Independent Reserve, a Sydney-based digital currency exchange, has come under the authority of the Australian regulator responsible for know-your-customer, anti-money laundering and counter-terrorism financing compliance.

This represents the first time an Australian exchange focused on crypto currencies has become part of the financial regulatory world, making it among the first in the world.

In the U.K., Digital Services Exchange partners with a regulated electronic payments company to access Swift and other traditional channels for fiat money, while in the U.S., two commodities exchanges now offer bitcoin futures, and the securities regulator has called for exchanges to obtain a license.

South Korea and other jurisdictions are also considering providing some sort of regulatory blanket for digital exchanges.

Going after traditional $$
Adrian Przelozny, CEO at Independent Reserve, says he has lobbied regulator Austrac for two years so that the exchange can chase more business from the self-managed superannuation funds market (SMSFs) and other traditional sources of capital.

He is also lobbying Asic, the Australian Securities and Investments Commission, to be allowed to apply for a license to deal and advise in financial instruments.

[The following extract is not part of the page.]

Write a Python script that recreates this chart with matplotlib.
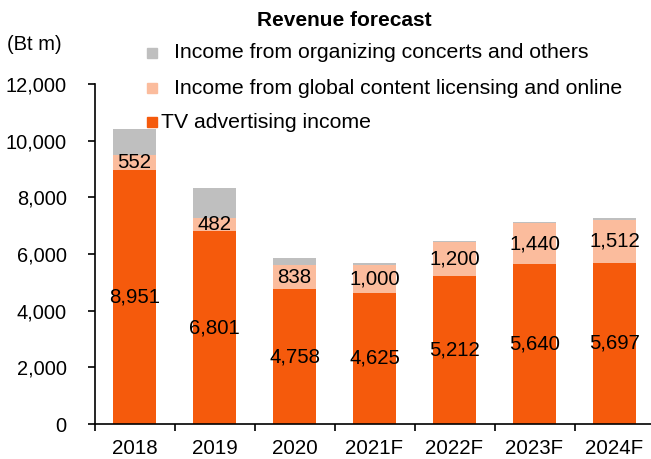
import matplotlib.pyplot as plt
import matplotlib.patches as mpatches
import numpy as np

plt.rcParams['font.family'] = ['Liberation Sans', 'DejaVu Sans']

# data
years = ['2018', '2019', '2020', '2021F', '2022F', '2023F', '2024F']
tv_ads = [8951, 6801, 4758, 4625, 5212, 5640, 5697]
licensing = [552, 482, 838, 1000, 1200, 1440, 1512]
concerts = [900, 1050, 280, 40, 40, 50, 60]
series_names = ['Income from organizing concerts and others',
                'Income from global content licensing and online',
                'TV advertising income']

c_tv = '#F55A0C'
c_lic = '#FBBC9D'
c_con = '#BFBFBF'

W, H = 651, 459
fig = plt.figure(figsize=(W / 100, H / 100), dpi=100)
ax = fig.add_axes([94.5 / W, 1 - 424 / H, 560 / W, 340 / H])

x = np.arange(len(years))
w = 0.53
tv_ads = np.array(tv_ads)
licensing = np.array(licensing)
concerts = np.array(concerts)

ax.bar(x, tv_ads, w, color=c_tv, edgecolor='none')
ax.bar(x, licensing, w, bottom=tv_ads, color=c_lic, edgecolor='none')
ax.bar(x, concerts, w, bottom=tv_ads + licensing, color=c_con, edgecolor='none')

# labels in the middle of each segment
for i in range(len(years)):
    ax.text(x[i], tv_ads[i] / 2, f'{tv_ads[i]:,}', ha='center', va='center', fontsize=14.7)
    ax.text(x[i], tv_ads[i] + licensing[i] / 2, f'{licensing[i]:,}', ha='center', va='center',
            fontsize=14.7)

ax.set_xlim(-0.5, len(years) - 0.5)
ax.set_ylim(0, 12000)
ax.set_yticks(range(0, 12001, 2000))
ax.set_yticklabels([f'{v:,}' for v in range(0, 12001, 2000)], fontsize=14.4)
ax.set_xticks(x)
ax.set_xticklabels(years, fontsize=14.8)
ax.tick_params(axis='x', which='major', length=0, pad=11)
ax.set_xticks(np.arange(-0.5, len(years), 1), minor=True)
ax.tick_params(axis='x', which='minor', length=5, width=1.2, direction='out')
ax.tick_params(axis='y', length=5, width=1.2, direction='out', pad=15)
for s in ['left', 'bottom']:
    ax.spines[s].set_linewidth(1.2)

ax.spines['top'].set_visible(False)
ax.spines['right'].set_visible(False)

fig.text(344 / W, 1 - 20 / H, 'Revenue forecast', ha='center', va='center', fontsize=15,
         fontweight='bold')
fig.text(7 / W, 1 - 45 / H, '(Bt m)', ha='left', va='center', fontsize=14.5)

# legend drawn by hand to keep the uneven gap of the reference
colors = [c_con, c_lic, c_tv]
rows_y = [53, 88, 122]
text_x = [174, 174, 161]
for name, col, ry, tx in zip(series_names, colors, rows_y, text_x):
    fig.patches.append(mpatches.Rectangle((147 / W, 1 - (ry + 5) / H), 10 / W, 10 / H,
                                          transform=fig.transFigure, color=col, figure=fig))
    fig.text(tx / W, 1 - ry / H, name, ha='left', va='center', fontsize=15.3)

fig.savefig('out.png', dpi=100)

He’s been lobbying them since 2014, he says. “They’re slowing coming around,” he told DigFin. “We’re pro-regulation, and want the authorities to set a framework.”

By winning a license from Austrac (the Australian Transactions Reports and Analysis Centre), he expects demand for crypto trading from large over-the-counter desks in Asia and the U.S. representing wealthy customers and family offices will spike. “This is the avenue that larger institutions seek,” he said.

Fast growth
Independent Reserve is the first digital exchange in Australia to have opened an OTC desk, and along with BTC Markets in Melbourne is one of the two most liquid in the country. At the start of the year, when bitcoin valuations were touching $20,000, Independent Reserve turned over around A$30 million a day; today, that figure ranges from A$5 million to A$10 million.

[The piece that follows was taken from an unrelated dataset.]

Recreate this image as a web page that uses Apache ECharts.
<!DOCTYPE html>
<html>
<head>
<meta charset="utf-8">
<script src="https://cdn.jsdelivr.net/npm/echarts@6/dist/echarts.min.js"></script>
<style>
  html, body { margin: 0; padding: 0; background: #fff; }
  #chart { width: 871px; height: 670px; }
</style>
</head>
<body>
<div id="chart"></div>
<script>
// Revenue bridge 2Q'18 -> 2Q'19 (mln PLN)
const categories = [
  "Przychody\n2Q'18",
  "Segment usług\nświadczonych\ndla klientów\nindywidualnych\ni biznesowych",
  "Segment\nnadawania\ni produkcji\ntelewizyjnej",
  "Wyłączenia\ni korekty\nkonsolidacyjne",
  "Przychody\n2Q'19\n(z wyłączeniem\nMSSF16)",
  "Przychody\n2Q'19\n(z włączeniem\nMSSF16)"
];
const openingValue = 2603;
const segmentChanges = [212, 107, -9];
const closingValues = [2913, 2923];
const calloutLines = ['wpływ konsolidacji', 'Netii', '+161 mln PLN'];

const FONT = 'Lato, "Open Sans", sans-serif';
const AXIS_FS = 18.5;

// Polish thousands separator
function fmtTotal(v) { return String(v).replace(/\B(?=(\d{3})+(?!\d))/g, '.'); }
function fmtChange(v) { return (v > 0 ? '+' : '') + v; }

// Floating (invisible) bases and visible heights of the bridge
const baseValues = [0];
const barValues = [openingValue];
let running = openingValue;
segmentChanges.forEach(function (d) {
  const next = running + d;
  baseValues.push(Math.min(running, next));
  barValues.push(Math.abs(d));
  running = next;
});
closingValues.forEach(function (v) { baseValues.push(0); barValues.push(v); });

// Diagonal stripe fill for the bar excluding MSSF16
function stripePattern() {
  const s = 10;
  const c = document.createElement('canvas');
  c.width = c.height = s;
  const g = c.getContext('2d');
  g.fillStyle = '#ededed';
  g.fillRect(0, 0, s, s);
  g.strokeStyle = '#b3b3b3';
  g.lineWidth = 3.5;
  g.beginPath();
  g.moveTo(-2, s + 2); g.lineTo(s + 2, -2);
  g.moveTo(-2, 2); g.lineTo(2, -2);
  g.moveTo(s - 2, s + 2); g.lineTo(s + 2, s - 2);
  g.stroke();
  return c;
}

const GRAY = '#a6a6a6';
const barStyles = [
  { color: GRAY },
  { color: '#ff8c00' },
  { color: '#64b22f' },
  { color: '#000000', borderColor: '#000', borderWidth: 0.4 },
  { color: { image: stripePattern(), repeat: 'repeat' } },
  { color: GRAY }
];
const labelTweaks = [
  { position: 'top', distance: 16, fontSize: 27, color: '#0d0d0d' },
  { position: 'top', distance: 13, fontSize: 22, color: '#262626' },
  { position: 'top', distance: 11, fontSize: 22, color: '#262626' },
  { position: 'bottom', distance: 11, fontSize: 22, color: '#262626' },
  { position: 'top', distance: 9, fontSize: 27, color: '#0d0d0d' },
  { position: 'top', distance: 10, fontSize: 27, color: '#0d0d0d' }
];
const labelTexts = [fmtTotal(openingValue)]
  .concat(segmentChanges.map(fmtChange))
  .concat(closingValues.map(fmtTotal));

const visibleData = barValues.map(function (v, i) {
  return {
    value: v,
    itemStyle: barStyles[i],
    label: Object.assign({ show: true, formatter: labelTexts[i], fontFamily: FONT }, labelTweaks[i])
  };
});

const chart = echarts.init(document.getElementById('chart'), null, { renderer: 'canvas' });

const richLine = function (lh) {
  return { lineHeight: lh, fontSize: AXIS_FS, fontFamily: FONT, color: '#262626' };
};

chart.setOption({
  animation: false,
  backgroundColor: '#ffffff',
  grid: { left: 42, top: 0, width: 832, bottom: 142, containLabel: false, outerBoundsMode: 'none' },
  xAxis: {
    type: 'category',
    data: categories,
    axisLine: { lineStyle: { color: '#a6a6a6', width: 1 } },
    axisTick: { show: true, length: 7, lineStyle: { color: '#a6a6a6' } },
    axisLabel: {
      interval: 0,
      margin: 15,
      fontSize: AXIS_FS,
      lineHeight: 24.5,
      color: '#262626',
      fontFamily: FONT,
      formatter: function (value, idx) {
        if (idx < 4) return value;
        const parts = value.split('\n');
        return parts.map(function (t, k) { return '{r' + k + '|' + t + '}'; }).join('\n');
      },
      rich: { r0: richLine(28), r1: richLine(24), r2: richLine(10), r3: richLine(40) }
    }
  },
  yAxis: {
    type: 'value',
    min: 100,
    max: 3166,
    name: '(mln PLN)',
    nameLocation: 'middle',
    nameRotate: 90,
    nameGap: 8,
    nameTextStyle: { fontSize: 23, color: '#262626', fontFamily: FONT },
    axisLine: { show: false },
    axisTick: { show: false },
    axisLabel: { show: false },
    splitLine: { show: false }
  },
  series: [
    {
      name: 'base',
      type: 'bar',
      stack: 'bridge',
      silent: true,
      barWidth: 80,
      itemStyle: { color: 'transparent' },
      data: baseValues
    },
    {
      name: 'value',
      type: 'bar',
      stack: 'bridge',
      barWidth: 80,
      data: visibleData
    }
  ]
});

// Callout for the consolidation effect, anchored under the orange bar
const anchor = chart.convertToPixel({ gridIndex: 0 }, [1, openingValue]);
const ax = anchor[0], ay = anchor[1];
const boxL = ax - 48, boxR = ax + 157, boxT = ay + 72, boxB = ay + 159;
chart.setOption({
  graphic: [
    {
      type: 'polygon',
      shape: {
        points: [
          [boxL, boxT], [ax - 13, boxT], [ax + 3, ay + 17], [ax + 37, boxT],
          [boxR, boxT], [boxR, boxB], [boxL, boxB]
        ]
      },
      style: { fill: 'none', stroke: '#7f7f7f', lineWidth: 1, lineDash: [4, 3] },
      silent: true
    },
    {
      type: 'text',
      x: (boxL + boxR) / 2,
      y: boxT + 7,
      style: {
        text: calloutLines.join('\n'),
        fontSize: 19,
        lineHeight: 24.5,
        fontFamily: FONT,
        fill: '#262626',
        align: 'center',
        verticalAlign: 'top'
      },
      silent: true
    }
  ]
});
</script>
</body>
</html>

But he expects volumes to grow at a fast clip now, particularly from SMSFs. He says Independent Reserve already manages accounts for 6,500 such accounts, or about 1% of the industry.

SMSFs are retirement accounts in which individuals or groups act as their own trustees. According to the Australian Superannuation Funds Association, in 2017 there were nearly 600,000 SMSFs with A$656 billion of assets, or about a third of the country’s superannuation pool. “We’re marketing hard on them,” Przelozny said.

Unfinished business
Getting KYC and related aspects regulated has required the firm to appoint a big-four consultancy to put in governance processes, and Przelozny hopes it will provide institutional investors with more confidence. In particular, he hopes to use this to convince insurance companies to give the company liability coverage.

“It’s hard for them to insure a digital exchange because they fear what happens if we get hacked,” he said. “We’re working with insurance brokers to find a way…it’s not a nut we’ve been able to crack just yet.”

Independent Reserve, as a centralized exchange, provides custody of its funds, of which 95% are kept in cold storage (not connected to the internet) and the remainder in a ‘hot wallet’ for daily liquidity. Right now it uses three different cold-storage vaults, any of which can only be accessed with two out of three private keys held by the exchange’s directors.

The exchange uses a third-party trustee to act as custodian for its fiat money. Independent Reserve trades three fiat currencies (US, Aussie and kiwi dollars) and four digital ones (bitcoin, bitcoin cash, ether and litecoin).

Przelozny, citing a model established by Coinbase in the U.S., says he is in talks with trustees about serving a similar function for crypto assets, perhaps in the form a joint venture.

Over time, as the industry matures and attracts more institutional money, he says underlying business models will come to resemble those in traditional finance. That will lead to consolidation among exchanges, who will need liquidity to survive. By becoming regulated, he hopes to be among the handful of exchanges left in Asia Pacific.